Brønsted-Lowry Model Notes

Describe acids and bases in equilibrium systems using the Brønsted-Lowry model.

Brønsted–Lowry acid: A species that donates a proton (H⁺) in an equilibrium reaction.

Brønsted–Lowry base: A species that accepts a proton (H⁺) in an equilibrium reaction.

Explain the Brønsted-Lowry model using chemical equations that illustrate the transfer of hydrogen ions (protons) between conjugate acid-base pairs.

Acid donates a proton: HA + H2O⇌A− + H3O+

Base accepts a proton: NH3 + H2O⇌NH4+ + OH−

Identify that amphiprotic species can act as Brønsted-Lowry acid (or base).

Amphiprotic species: A species that can donate a proton (act as an acid) or accept a proton (act as a base).

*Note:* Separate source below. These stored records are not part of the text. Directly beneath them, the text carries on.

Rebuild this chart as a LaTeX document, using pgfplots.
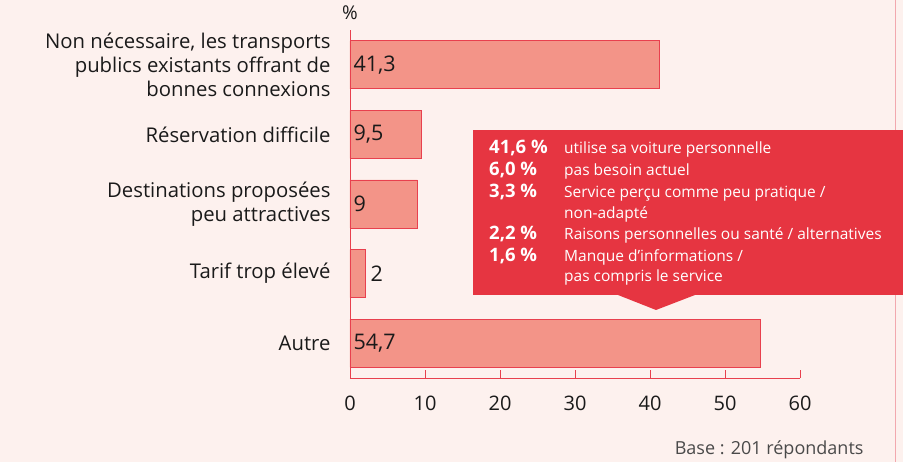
\documentclass[border=0pt]{standalone}
\usepackage{pgfplots}
\pgfplotsset{compat=1.18}
\usepackage{fontspec}
\setmainfont{Open Sans}
\definecolor{bg}{HTML}{FDF1EE}
\definecolor{barfill}{HTML}{F39488}
\definecolor{axisred}{HTML}{E8404E}
\definecolor{callout}{HTML}{E63541}
\definecolor{edge}{HTML}{F2A8AE}
\definecolor{txt}{HTML}{1A1A1A}
\definecolor{basegray}{HTML}{4A4A4A}
\begin{document}
\begin{tikzpicture}[x=1pt,y=1pt]
\path[use as bounding box, fill=bg] (0pt,0pt) rectangle (903pt,462pt);
\draw[edge, line width=1pt] (895pt,0pt) -- (895pt,462pt);
\begin{axis}[
  at={(350pt,84pt)}, anchor=south west,
  scale only axis, width=450pt, height=348pt,
  xmin=0, xmax=60, ymin=-0.5, ymax=4.5,
  xbar, bar width=48pt,
  axis x line=bottom, axis y line=left,
  axis line style={-, draw=axisred, line width=0.8pt},
  xtick={0,10,...,60},
  tick align=inside, major tick length=8pt,
  xtick style={draw=axisred, line width=0.8pt},
  ytick={0,1,2,3,4},
  ytick style={draw=none},
  yticklabels={Autre, Tarif trop élevé, {Destinations proposées\\peu attractives}, Réservation difficile, {Non nécessaire, les transports\\publics existants offrant de\\bonnes connexions}},
  yticklabel style={align=right, font=\fontsize{20.3}{24}\selectfont, text=txt, xshift=-16pt},
  xticklabel style={font=\fontsize{20}{22}\selectfont, text=txt, yshift=-14pt},
  /pgf/number format/assume math mode=true,
  clip=false,
  visualization depends on={x \as \rawx},
  nodes near coords,
  nodes near coords style={/pgf/number format/use comma, /pgf/number format/fixed, font=\fontsize{21.5}{22}\selectfont, text=txt, anchor=west, xshift={(\rawx<5 ? 2 : -7.5*\rawx)*1pt}},
]
\addplot[fill=barfill, draw=axisred, line width=0.6pt] coordinates {
  (54.7,0) (2,1) (9,2) (9.5,3) (41.3,4)
};
\end{axis}
\node[font=\fontsize{19}{20}\selectfont, text=txt] at (350pt,449pt) {\%};
\node[font=\fontsize{18}{19}\selectfont, text=basegray, anchor=east] at (867pt,12pt) {Base : 201 répondants};
% callout
\fill[callout] (473pt,332pt) rectangle (903pt,167pt);
\fill[callout] (618pt,167pt) -- (695pt,167pt) -- (656pt,152pt) -- cycle;
\begin{scope}[every node/.style={font=\fontsize{15.5}{17}\selectfont, text=white, anchor=base west, inner sep=0pt}]
\node[font=\fontsize{18.5}{19}\selectfont\bfseries] at (489pt,308pt) {41,6 \%};
\node at (564pt,308pt) {utilise sa voiture personnelle};
\node[font=\fontsize{18.5}{19}\selectfont\bfseries] at (489pt,286pt) {6,0 \%};
\node at (564pt,286pt) {pas besoin actuel};
\node[font=\fontsize{18.5}{19}\selectfont\bfseries] at (489pt,264pt) {3,3 \%};
\node at (564pt,264pt) {Service perçu comme peu pratique /};
\node at (564pt,243pt) {non-adapté};
\node[font=\fontsize{18.5}{19}\selectfont\bfseries] at (489pt,222pt) {2,2 \%};
\node at (564pt,222pt) {Raisons personnelles ou santé / alternatives};
\node[font=\fontsize{18.5}{19}\selectfont\bfseries] at (489pt,200pt) {1,6 \%};
\node at (564pt,200pt) {Manque d'informations /};
\node at (564pt,180pt) {pas compris le service};
\end{scope}
\end{tikzpicture}
\end{document}
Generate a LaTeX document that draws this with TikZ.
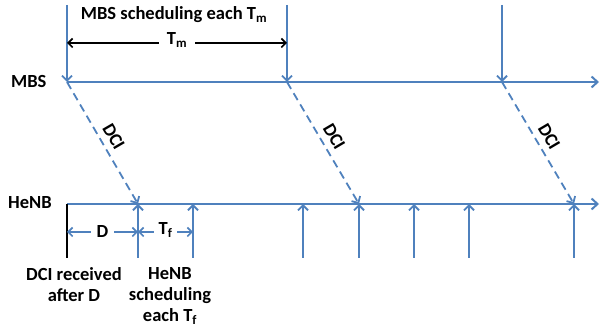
\documentclass[tikz,border=0pt]{standalone}
\usepackage{fontspec}
\setmainfont{Carlito}
\usetikzlibrary{arrows.meta}
\definecolor{lineblue}{RGB}{79,129,189}
\begin{document}
\begin{tikzpicture}[x=1pt,y=-1pt,
  axis/.style={lineblue, line width=2pt, -{Straight Barb[length=6pt,width=11pt]}},
  tick/.style={lineblue, line width=1.8pt, -{Straight Barb[length=5pt,width=10pt]}},
  dci/.style={lineblue, line width=1.8pt, dash pattern=on 8pt off 5pt, -{Straight Barb[length=5pt,width=10pt]}},
  span/.style={line width=1.6pt, {Straight Barb[length=4.5pt,width=9pt]}-{Straight Barb[length=4.5pt,width=9pt]}},
  lbl/.style={text=black, font=\bfseries\fontsize{18.5}{21}\selectfont, inner sep=1pt},
]
\useasboundingbox (0,0) rectangle (600,328);

% time axes
\coordinate (m1) at (67,82);
\coordinate (m2) at (287,82);
\coordinate (m3) at (502,82);
\coordinate (mend) at (599,82);
\coordinate (h0) at (67,204);
\coordinate (h1) at (138,204);
\coordinate (h2) at (359,204);
\coordinate (h3) at (574,204);
\coordinate (hend) at (599,204);

\draw[axis] (m1) -- (mend);
\draw[axis] (h0) -- (hend);

\node[lbl, anchor=base west] (mbs) at (10,88) {MBS};
\node[lbl, anchor=base west] (henb) at (7,209) {HeNB};

% MBS scheduling instants
\foreach \c in {m1,m2,m3}
  \draw[tick] (\c) ++(0,-77) coordinate (\c top) -- (\c);

\node[lbl, anchor=base] (mbstitle) at (174,20) {MBS scheduling each T\textsubscript{m}};

% period Tm
\coordinate (tma) at (67,43);
\coordinate (tmb) at (287,43);
\draw[span, black] (tma) -- (tmb)
  node[midway, lbl, fill=white, inner xsep=8pt, yshift=3pt] (tmlbl) {T\textsubscript{m}};

% DCI transfer MBS -> HeNB
\draw[dci] (m1) -- (h1) node[midway, sloped, above=5pt, lbl] (dci1) {DCI};
\draw[dci] (m2) -- (h2) node[midway, sloped, above=5pt, lbl] (dci2) {DCI};
\draw[dci] (m3) -- (h3) node[midway, sloped, above=5pt, lbl] (dci3) {DCI};

% HeNB scheduling instants
\foreach \x [count=\i] in {138,193,303,359,414,469,574} {
  \coordinate (hb\i) at (\x,258);
  \coordinate (ht\i) at (\x,204);
  \draw[tick] (hb\i) -- (ht\i);
}
\coordinate (h0b) at (67,258);
\draw[black, line width=1.6pt] (h0) -- (h0b);

% delay D and period Tf
\coordinate (da) at (67,232);
\coordinate (db) at (138,232);
\coordinate (tfb) at (193,232);
\draw[span, lineblue] (da) -- (db)
  node[midway, lbl, fill=white, inner xsep=6pt] (dlbl) {D};
\draw[span, lineblue] (db) -- (tfb)
  node[midway, lbl, fill=white, inner xsep=5pt, yshift=2pt] (tflbl) {T\textsubscript{f}};

\node[lbl, align=center, anchor=north] (rx) at (74,266) {DCI received\\after D};
\node[lbl, align=center, anchor=north] (sched) at (170,266) {HeNB\\scheduling\\each T\textsubscript{f}};
\end{tikzpicture}
\end{document}
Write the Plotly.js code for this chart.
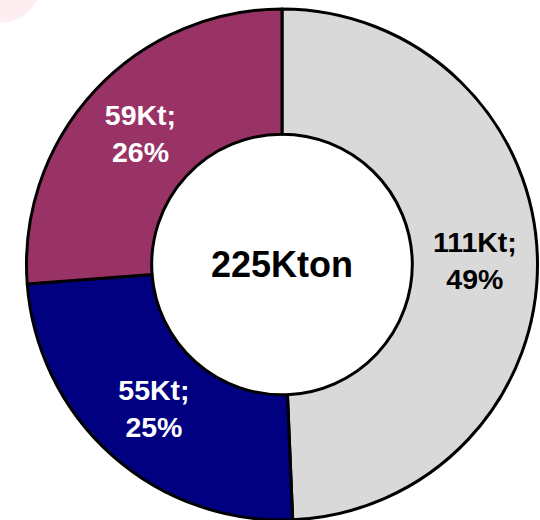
<!DOCTYPE html>
<html>
<head>
<meta charset="utf-8">
<script src="https://cdn.plot.ly/plotly-3.0.1.min.js"></script>
<style>html,body{margin:0;padding:0;background:#fff;}#chart{width:540px;height:520px;}</style>
</head>
<body>
<div id="chart"></div>
<script>
var categories = ["A", "B", "C"];
var valuesKt = [111, 55, 59];
var pctLabels = ["49%", "25%", "26%"];
var totalLabel = "225Kton";
var sliceColors = ["#D9D9D9", "#000080", "#993366"];
var textColors = ["#000000", "#FFFFFF", "#FFFFFF"];

var texts = valuesKt.map(function(v, i){ return v + "Kt;<br>" + pctLabels[i]; });

var trace = {
  type: "pie",
  labels: categories,
  values: valuesKt,
  text: texts,
  texttemplate: "%{text}",
  textinfo: "text",
  textposition: "inside",
  insidetextorientation: "horizontal",
  hole: 0.51,
  sort: false,
  direction: "clockwise",
  rotation: 0,
  marker: {colors: sliceColors, line: {color: "#000000", width: 3}},
  textfont: {family: "Liberation Sans, Arial, sans-serif", size: 28.5, color: textColors, weight: "bold"},
  showlegend: false,
  hoverinfo: "none"
};

var layout = {
  width: 540, height: 520,
  margin: {l: 26, r: 2, t: 9, b: 0, pad: 0},
  paper_bgcolor: "#FFFFFF",
  plot_bgcolor: "#FFFFFF",
  showlegend: false,
  shapes: [{
    type: "circle", xref: "paper", yref: "paper",
    x0: -0.131, x1: 0.030, y0: 0.9726, y1: 1.134,
    fillcolor: "#FEEEF1", line: {width: 0}, layer: "below"
  }],
  annotations: [{
    text: "<b>" + totalLabel + "</b>",
    x: 0.5, y: 0.5, xref: "paper", yref: "paper",
    showarrow: false,
    font: {family: "Liberation Sans, Arial, sans-serif", size: 36, color: "#000000"}
  }]
};

Plotly.newPlot("chart", [trace], layout, {displayModeBar: false, staticPlot: true});
</script>
</body>
</html>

Determine the formula of the conjugate acid (or base) of any Brønsted-Lowry base (or acid).

Conjugate Acid Formula: Base + H+→Conjugate acid

Conjugate Base Formula: Acid − H+→Conjugate base

Identify that buffers are solutions that are conjugate in nature and resist a change in pH when a small amount of an acid or base is added. (Buffer calculations are not required.)

Buffer solution: A solution containing a conjugate acid–base pair that resists pH change when small amounts of acid or base are added.

Apply Le Châtelier’s principle to explain how buffer solutions respond to the addition of hydrogen ions and hydroxide ions.

Buffer response (Le Châtelier’s principle) Added H⁺: The conjugate base in the buffer reacts with the extra H⁺ to form the conjugate acid. The equilibrium shifts left, removing most of the added H⁺ and minimising the pH change.

Buffer response (Le Châtelier’s principle) Added OH⁻: The conjugate acid donates a proton to neutralise OH⁻, forming water and the conjugate base. The equilibrium shifts right, removing most of the added OH⁻ and resisting pH increase.